Scientific classification
- Kingdom: Animalia
- Phylum: Chordata
- Class: Aves
- Order: Passeriformes
- Family: Sturnidae
- Genus: Arizelopsar Oberholser, 1905
- Species: A. femoralis
- Binomial name: Arizelopsar femoralis (Richmond, 1897)
- Synonyms: Pholia femoralis Cinnyricinclus femoralis

= Abbott's starling =

- Genus: Arizelopsar
- Species: femoralis
- Authority: (Richmond, 1897)
- Conservation status: EN
- Synonyms: Pholia femoralis, Cinnyricinclus femoralis
- Parent authority: Oberholser, 1905

Species of bird

Abbott's starling (Arizelopsar femoralis) is a species of starling in the family Sturnidae. It is found in Kenya and Tanzania. Its natural habitat is subtropical or tropical moist montane forests. It is threatened by habitat loss, and its population is estimated at 2500–9999. This species, at 16 to 18 cm long, is the smallest species of starling. It is in the monotypic genus Arizelopsar.

The name of the species commemorates William Louis Abbott (1860-1936), an American naturalist and collector, who studied the wildlife of the Indo-Malayan region.

== Description ==
Abbott's starling has a black head and breast with white underparts and a yellow eye. Its voice is a musical whistled call moving up and down the scale.

== Diet ==
Abbott's starling feeds on insects and fruit, including the fruit of Cornus volkensii.

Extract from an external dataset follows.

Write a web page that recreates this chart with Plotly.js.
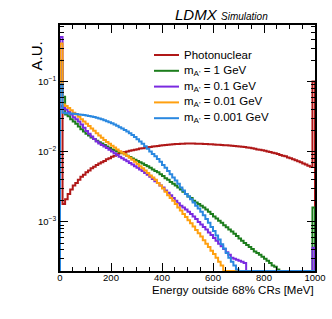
<!DOCTYPE html>
<html>
<head>
<meta charset="utf-8">
<script src="https://cdn.plot.ly/plotly-3.0.1.min.js"></script>
<style>html,body{margin:0;padding:0;background:#fff;}#chart{width:332px;height:319px;}</style>
</head>
<body>
<div id="chart"></div>
<script>
// Bin layout: 100 bins of 10 MeV from 0 to 1000
const binWidth = 10;
const nBins = 100;

const seriesNames = ["Photonuclear", "m<sub>A'</sub> = 1 GeV", "m<sub>A'</sub> = 0.1 GeV", "m<sub>A'</sub> = 0.01 GeV", "m<sub>A'</sub> = 0.001 GeV"];
const seriesColors = ["#b01818", "#1c7d1c", "#7a2ae0", "#ffa010", "#2a88e0"];

const photonuclear = [
  0.045, 0.0018, 0.0021, 0.0025, 0.0029, 0.0033, 0.0036, 0.0040, 0.0044, 0.0047,
  0.0051, 0.0054, 0.0058, 0.0061, 0.0065, 0.0068, 0.0071, 0.0074, 0.0078, 0.0081,
  0.0085, 0.0088, 0.0092, 0.0095, 0.0097, 0.0099, 0.0101, 0.0103, 0.0105, 0.0107,
  0.0109, 0.0111, 0.0112, 0.0114, 0.0116, 0.0117, 0.0119, 0.0120, 0.0121, 0.0123,
  0.0124, 0.0125, 0.0126, 0.0127, 0.0128, 0.0129, 0.0129, 0.0130, 0.0130, 0.0131,
  0.0131, 0.0131, 0.0131, 0.0130, 0.0130, 0.0130, 0.0129, 0.0129, 0.0128, 0.0128,
  0.0127, 0.0126, 0.0126, 0.0125, 0.0124, 0.0124, 0.0123, 0.0122, 0.0121, 0.0120,
  0.0119, 0.0118, 0.0117, 0.0115, 0.0114, 0.0112, 0.0110, 0.0108, 0.0107, 0.0105,
  0.0103, 0.0101, 0.0099, 0.0097, 0.0095, 0.0093, 0.0090, 0.0088, 0.0086, 0.0083,
  0.0081, 0.0078, 0.0076, 0.0073, 0.0071, 0.0068, 0.0066, 0.0063, 0.0061, 0.100
];

const mA_1GeV = [
  0.20, 0.061, 0.034, 0.032, 0.029, 0.027, 0.025, 0.023, 0.021, 0.0195,
  0.018, 0.017, 0.016, 0.0152, 0.0144, 0.0137, 0.0131, 0.0125, 0.0119, 0.0113,
  0.0108, 0.0105, 0.0102, 0.0099, 0.0096, 0.0092, 0.0088, 0.0084, 0.0080, 0.0077,
  0.0074, 0.0071, 0.0068, 0.0065, 0.0062, 0.0059, 0.0056, 0.0053, 0.0051, 0.0048,
  0.0045, 0.0042, 0.0040, 0.0037, 0.0035, 0.0033, 0.0031, 0.0029, 0.0027, 0.0025,
  0.0023, 0.0022, 0.0020, 0.0019, 0.0018, 0.0017, 0.0016, 0.0015, 0.0014, 0.0013,
  0.0012, 0.00112, 0.00104, 0.00097, 0.00090, 0.00084, 0.00078, 0.00073, 0.00068, 0.00063,
  0.00058, 0.00054, 0.00050, 0.00047, 0.00044, 0.00041, 0.00038, 0.00036, 0.00034, 0.00032,
  0.00030, 0.00028, 0.00026, 0.00024, 0.00023, 0.00021, 0, 0, 0, 0,
  0, 0, 0, 0, 0, 0, 0, 0, 0, 0.0016
];

const mA_0p1GeV = [
  0.43, 0.042, 0.040, 0.037, 0.034, 0.031, 0.029, 0.027, 0.0245, 0.022,
  0.0198, 0.018, 0.0165, 0.0152, 0.014, 0.0131, 0.0125, 0.0119, 0.0113, 0.0107,
  0.0101, 0.0095, 0.0090, 0.0085, 0.0081, 0.0077, 0.0073, 0.0069, 0.0066, 0.0062,
  0.0059, 0.0056, 0.0053, 0.0050, 0.0047, 0.0044, 0.0041, 0.0038, 0.0036, 0.0033,
  0.0031, 0.0028, 0.0026, 0.0024, 0.0022, 0.0020, 0.00185, 0.0017, 0.0016, 0.0015,
  0.0014, 0.0013, 0.0012, 0.0011, 0.0010, 0.00092, 0.00085, 0.00078, 0.00071, 0.00065,
  0.00059, 0.00054, 0.00049, 0.00045, 0.00041, 0.00037, 0.00034, 0.00031, 0.00030, 0.00029,
  0.00028, 0.00027, 0.00026, 0, 0, 0, 0, 0, 0, 0,
  0, 0, 0, 0, 0, 0, 0, 0, 0, 0,
  0, 0, 0, 0, 0, 0, 0, 0, 0, 0.00043
];

const mA_0p01GeV = [
  0.35, 0.047, 0.045, 0.042, 0.039, 0.036, 0.034, 0.0315, 0.029, 0.027,
  0.025, 0.0232, 0.0215, 0.0199, 0.0184, 0.017, 0.0158, 0.0147, 0.0138, 0.013,
  0.0122, 0.0115, 0.0108, 0.0102, 0.0097, 0.0092, 0.0087, 0.0082, 0.0077, 0.0072,
  0.0067, 0.0062, 0.0058, 0.0054, 0.0050, 0.0046, 0.0043, 0.0040, 0.0036, 0.0033,
  0.0030, 0.0027, 0.0024, 0.0022, 0.0020, 0.0018, 0.0016, 0.00145, 0.0013, 0.00118,
  0.00106, 0.00096, 0.00086, 0.00077, 0.00069, 0.00062, 0.00055, 0.00049, 0.00044, 0.00039,
  0.00035, 0.00031, 0.00027, 0.00024, 0, 0, 0, 0, 0, 0,
  0, 0, 0, 0, 0, 0, 0, 0, 0, 0,
  0, 0, 0, 0, 0, 0, 0, 0, 0, 0,
  0, 0, 0, 0, 0, 0, 0, 0, 0, 0
];

const mA_0p001GeV = [
  0.091, 0.036, 0.0355, 0.0352, 0.035, 0.0347, 0.0344, 0.034, 0.0337, 0.0333,
  0.0328, 0.0323, 0.0318, 0.0312, 0.0305, 0.0298, 0.029, 0.0282, 0.0273, 0.0264,
  0.0254, 0.0244, 0.0234, 0.0224, 0.0215, 0.0205, 0.0195, 0.0184, 0.0173, 0.0162,
  0.0151, 0.014, 0.013, 0.012, 0.011, 0.0101, 0.0093, 0.0086, 0.0079, 0.0072,
  0.0065, 0.0059, 0.0053, 0.0048, 0.0043, 0.0039, 0.0035, 0.0031, 0.0028, 0.0025,
  0.0023, 0.0021, 0.0019, 0.0017, 0.00155, 0.0014, 0.00125, 0.0011, 0.00097, 0.00085,
  0.00074, 0.00064, 0.00056, 0.00048, 0.00042, 0.00036, 0.00031, 0.00027, 0.00024, 0.00021,
  0, 0, 0, 0, 0, 0, 0, 0, 0, 0,
  0, 0, 0, 0, 0, 0, 0, 0, 0, 0,
  0, 0, 0, 0, 0, 0, 0, 0, 0, 0
];

const allSeries = [photonuclear, mA_1GeV, mA_0p1GeV, mA_0p01GeV, mA_0p001GeV];

const yTickVals = [0.001, 0.01, 0.1];
const yTickText = ["10<sup>\u22123</sup>", "10<sup>\u22122</sup>", "10<sup>\u22121</sup>"];
const xTickVals = [0, 200, 400, 600, 800, 1000];
const xTickText = ["0", "200", "400", "600", "800", "1000"];

// ---- drawing ----
const yMin = 2.0e-4, yMax = 0.64;
const W = 332, H = 319;
const M = {l: 60, r: 17, t: 25, b: 48};
const PW = W - M.l - M.r, PH = H - M.t - M.b;
const px = x => (x - M.l) / PW;
const py = y => 1 - (y - M.t) / PH;
const FONT = "Liberation Sans, Arial, Helvetica, sans-serif";

function stepTrace(vals, color, name) {
  const xs = [0], ys = [yMin];
  for (let i = 0; i < vals.length; i++) {
    xs.push(i * binWidth);
    ys.push(vals[i] > 0 ? vals[i] : yMin);
  }
  xs.push(nBins * binWidth); ys.push(vals[vals.length - 1] > 0 ? vals[vals.length - 1] : yMin);
  xs.push(nBins * binWidth); ys.push(yMin);
  return {x: xs, y: ys, type: 'scatter', mode: 'lines', name: name,
          line: {shape: 'hv', color: color, width: 2}, showlegend: false, hoverinfo: 'skip'};
}

const traces = allSeries.map((s, i) => stepTrace(s, seriesColors[i], seriesNames[i]));

const minorVals = [];
for (let e = -4; e <= 0; e++) for (let d = 2; d <= 9; d++) {
  const v = d * Math.pow(10, e);
  if (v > yMin && v < yMax) minorVals.push(v);
}

const shapes = [], annotations = [];
const legY0 = 55, legDy = 15.8;
seriesNames.forEach((n, i) => {
  const yy = py(legY0 + i * legDy);
  shapes.push({type: 'line', xref: 'paper', yref: 'paper', x0: px(154), x1: px(179), y0: yy, y1: yy,
               line: {color: seriesColors[i], width: 2}});
  annotations.push({xref: 'paper', yref: 'paper', x: px(182), y: yy, xanchor: 'left', yanchor: 'middle',
                    text: n, showarrow: false, font: {family: FONT, size: 11.5, color: '#000'}});
});
annotations.push({xref: 'paper', yref: 'paper', x: px(173), y: py(14.5), xanchor: 'left', yanchor: 'middle',
  text: '<i>LDMX</i>', showarrow: false, font: {family: FONT, size: 15, color: '#000'}});
annotations.push({xref: 'paper', yref: 'paper', x: px(219), y: py(16.5), xanchor: 'left', yanchor: 'middle',
  text: '<i>Simulation</i>', showarrow: false, font: {family: FONT, size: 10, color: '#000'}});
annotations.push({xref: 'paper', yref: 'paper', x: px(36), y: py(40), xanchor: 'center', yanchor: 'top',
  text: 'A.U.', textangle: -90, showarrow: false, font: {family: FONT, size: 15, color: '#000'}});
annotations.push({xref: 'paper', yref: 'paper', x: px(316), y: py(290), xanchor: 'right', yanchor: 'middle',
  text: 'Energy outside 68% CRs [MeV]', showarrow: false, font: {family: FONT, size: 11.5, color: '#000'}});

const layout = {
  width: W, height: H, margin: M,
  paper_bgcolor: '#fff', plot_bgcolor: '#fff',
  font: {family: FONT, color: '#000'},
  showlegend: false,
  xaxis: {
    range: [0, 1000], tickvals: xTickVals, ticktext: xTickText,
    ticks: 'inside', ticklen: 8, tickwidth: 1, tickcolor: '#000',
    showline: true, linecolor: '#000', linewidth: 2, mirror: 'allticks',
    showgrid: false, zeroline: false, ticklabelstandoff: -3,
    minor: {dtick: 50, ticks: 'inside', ticklen: 4, tickcolor: '#000', showgrid: false},
    tickfont: {family: FONT, size: 9.5, color: '#000'}
  },
  yaxis: {
    type: 'log', range: [Math.log10(yMin), Math.log10(yMax)],
    tickvals: yTickVals, ticktext: yTickText,
    ticks: 'inside', ticklen: 8, tickwidth: 1, tickcolor: '#000',
    showline: true, linecolor: '#000', linewidth: 2, mirror: 'allticks',
    showgrid: false, zeroline: false,
    minor: {tickvals: minorVals, ticks: 'inside', ticklen: 4, tickcolor: '#000', showgrid: false},
    tickfont: {family: FONT, size: 9.5, color: '#000'}
  },
  shapes: shapes, annotations: annotations
};

Plotly.newPlot('chart', traces, layout, {displayModeBar: false, staticPlot: true});
</script>
</body>
</html>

== Conservation and status ==
Abbott's starling is listed as endangered by the International Union for Conservation of Nature (IUCN). As of 2020, their population is determined to be decreasing, with an estimated 1,000—2,500 mature individuals in the wild. Deforestation due to illegal logging and agriculture are considered major threats to Abbott's starling.